Fast forward to last night when I received a call from a man I’ll call George. George called on the guise of giving me information, but basically he wanted to complain. He lamented that he wasn’t seeing the results in his life that he expected and whined about how “nothing” in his life was going well. I reminded him of some of his recent victories and how important it was to build and focus on his successes, show gratitude etc, but he wasn’t hearing any of it. In fact, he was intent on pulling out every negative scenario he could think of and regurgitate it to me. I could tell these stories had been turned into internal movies he played over and over and over again.

Although he said he was unhappy and wanted something better, I suspect his actions to achieve his goals conflicted with his desires. Based on how passionate he was about his tales of woe, I had the feeling he relished in his misery. It made me think of how a dog loves to roll around in poop or some other fetid substance. The difference is the dog doesn’t complain about his smelly circumstances. He WANTS to be stinky. They LOVE that smell. Give a dog a bath, let him run in the backyard and he will seek the stink every time.

If you seek a better way, I can offer a better alternative.
In my book, Erase Negativity and Embrace the Magic Within, we discuss a few tips on avoiding rolling around in the mud (or worse.) I dub this stinky self flagellated mindset a victim mentality. It is so common that we devoted a whole chapter to it.

Here are a few tips.

•Don’t blame others for your problems.
Lose the victim mentality and take responsibility for your life – bumps and all. Life is not something that is handed to you, it is something you create. Adopt a proactive approach that shifts from “What can I get?” to “What can I contribute?” Next time you find yourself wanting to point a blaming finger at someone else, take note of your hand. While your finger and thumb may be pointing at someone else, three fingers are pointed right back at you!

•Align yourself with people, situations or organizations that can help put you on a successful path.
Ask yourself, “What am I focusing on?” If it’s not positive, redirect your thoughts.

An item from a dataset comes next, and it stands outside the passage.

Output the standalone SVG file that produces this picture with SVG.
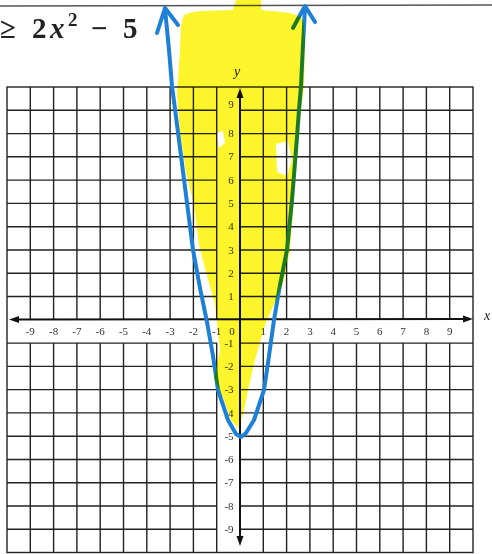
<svg xmlns="http://www.w3.org/2000/svg" width="492" height="554" viewBox="0 0 492 554">
<defs>
<style>
.g{stroke:#222;stroke-width:1.4;fill:none}
.ax{stroke:#111;stroke-width:2;fill:none}
.lb{font-family:"Liberation Serif",serif;font-size:11px;fill:#333;text-anchor:middle}
.cv{stroke:#1d80d6;stroke-width:4;fill:none;stroke-linejoin:round;stroke-linecap:round}
.hl{fill:#fdf52c;mix-blend-mode:multiply;fill-rule:evenodd}
</style>
</defs>
<rect x="0" y="0" width="492" height="554" fill="#fff"/>
<line x1="0" y1="6" x2="492" y2="5" stroke="#555" stroke-width="1.5"/>
<g id="title" font-family="'Liberation Serif',serif" font-weight="bold" font-size="29" fill="#222">
<text x="0" y="38">≥</text>
<text x="32" y="38">2</text>
<text x="50" y="38" font-style="italic">x</text>
<text x="68" y="26" font-size="19">2</text>
<text x="91" y="38">−</text>
<text x="123" y="38">5</text>
</g>
<g id="grid" class="g">
<rect x="7" y="87" width="466" height="465.5"/>
<path d="M30.3 87V320M53.6 87V320M76.9 87V320M100.2 87V320M123.5 87V320M146.8 87V320M170.1 87V320M193.4 87V320M216.7 87V320M263.3 87V320M286.6 87V320M309.9 87V320M333.2 87V320M356.5 87V320M379.8 87V320M403.1 87V320M426.4 87V320M449.7 87V320"/>
<path d="M30.3 343V552M53.6 343V552M76.9 343V552M100.2 343V552M123.5 343V552M146.8 343V552M170.1 343V552M193.4 343V552M216.7 343V552M263.3 343V552M286.6 343V552M309.9 343V552M333.2 343V552M356.5 343V552M379.8 343V552M403.1 343V552M426.4 343V552M449.7 343V552"/>
<path d="M7 110.3H217M7 133.6H217M7 156.8H217M7 180.1H217M7 203.4H217M7 226.7H217M7 250H217M7 273.2H217M7 296.5H217M7 343.1H217M7 366.4H217M7 389.6H217M7 412.9H217M7 436.2H217M7 459.5H217M7 482.8H217M7 506H217M7 529.3H217"/>
<path d="M240 110.3H473M240 133.6H473M240 156.8H473M240 180.1H473M240 203.4H473M240 226.7H473M240 250H473M240 273.2H473M240 296.5H473M240 343.1H473M240 366.4H473M240 389.6H473M240 412.9H473M240 436.2H473M240 459.5H473M240 482.8H473M240 506H473M240 529.3H473"/>
</g>
<g id="axes">
<line class="ax" x1="16" y1="319.5" x2="466" y2="319"/>
<line class="ax" x1="240" y1="95" x2="240" y2="540"/>
<path d="M9 319.5L19 316V323Z" fill="#111"/>
<path d="M473 319L463 315.5V322.5Z" fill="#111"/>
<path d="M240 88L236.5 98H243.5Z" fill="#111"/>
<path d="M240 546L236.5 536H243.5Z" fill="#111"/>
<text x="237" y="76" font-family="'Liberation Serif',serif" font-style="italic" font-size="14" fill="#222" text-anchor="middle">y</text>
<text x="487" y="320" font-family="'Liberation Serif',serif" font-style="italic" font-size="14" fill="#222" text-anchor="middle">x</text>
</g>
<g id="xlabels" class="lb">
<text x="30.3" y="335">-9</text><text x="53.6" y="335">-8</text><text x="76.9" y="335">-7</text><text x="100.2" y="335">-6</text><text x="123.5" y="335">-5</text><text x="146.8" y="335">-4</text><text x="170.1" y="335">-3</text><text x="193.4" y="335">-2</text><text x="216.7" y="335">-1</text><text x="232" y="335">0</text>
<text x="263.3" y="335">1</text><text x="286.6" y="335">2</text><text x="309.9" y="335">3</text><text x="333.2" y="335">4</text><text x="356.5" y="335">5</text><text x="379.8" y="335">6</text><text x="403.1" y="335">7</text><text x="426.4" y="335">8</text><text x="449.7" y="335">9</text>
</g>
<g id="ylabels" class="lb">
<text x="231" y="108">9</text><text x="231" y="137">8</text><text x="231" y="160">7</text><text x="231" y="184">6</text><text x="231" y="207">5</text><text x="231" y="230">4</text><text x="231" y="254">3</text><text x="231" y="277">2</text><text x="231" y="300">1</text>
<text x="229" y="347">-1</text><text x="229" y="370">-2</text><text x="229" y="393">-3</text><text x="229" y="417">-4</text><text x="229" y="440">-5</text><text x="229" y="463">-6</text><text x="229" y="486">-7</text><text x="229" y="510">-8</text><text x="229" y="533">-9</text>
</g>
<g id="curve">
<polyline class="cv" points="165,9 169,50 172,86 179,140 186,195 193,250 200,288 207,322 213,356 218,390 228,420 236,434 241,437 246,433 254,420 264,390 269,356 274,320 280,285 287,250 292,200 296,150 299,110 301,86 303,45 305,8"/>
<polyline class="cv" points="157,33 165,8 178,25"/>
<polyline class="cv" points="293,28 305,6 315,22"/>
</g>
<path id="highlight" class="hl" d="M184 15Q192 11 205 11L233 10L236 0H261V10L282 12Q298 13 303 20L305 40L304 86L301 110L298 150L294 200L290 250L284 280L276 300L265 325L255 360L248 390L243 415L238 428L231 420L224 400L214 378L220 350L215 304L206 272L199 245L194 205L186 172L180 132L177 95L180 50L181 25Z M276 144L288 141L292 160L287 176L277 172Z M216 133L223 131L225 143L219 148Z"/>
</svg>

•Take responsibility and find ways to succeed.
If people put more energy into solving problems instead of whining about them, all of our lives would be easier. When Thomas Alva Edison was experimenting with the correct filament for his light bulb, he was unsuccessful more than 1,000 times. Rather than becoming discouraged he is quoted as saying, “We now know a thousand ways not to build a light bulb”. What an enlightened concept!

•Forgive.
Victims are often shackled by their inability, or unwillingness, to forgive others or themselves. Harboring resentments, even those that seem justified, do not help the situation. In fact, it makes it worse. Corrie Ten Boom said, "Forgiveness is setting the prisoner free, only to find out that the prisoner was me.” We cannot change the past. Forgive others, or yourself, and move on. Your heart will be lighter and you will be able to pursue happier endeavors.

In conclusion I ask that you follow my granddaughter’s lead. She could have heard a story about a stinky princess (I already had a plot in mind) but she decided to go with the unscented version. Life isn’t always happily ever after, but if you focus on what’s good in life as opposed to what stinks, it makes more sense (and scents) that you will look, feel and smell a lot better.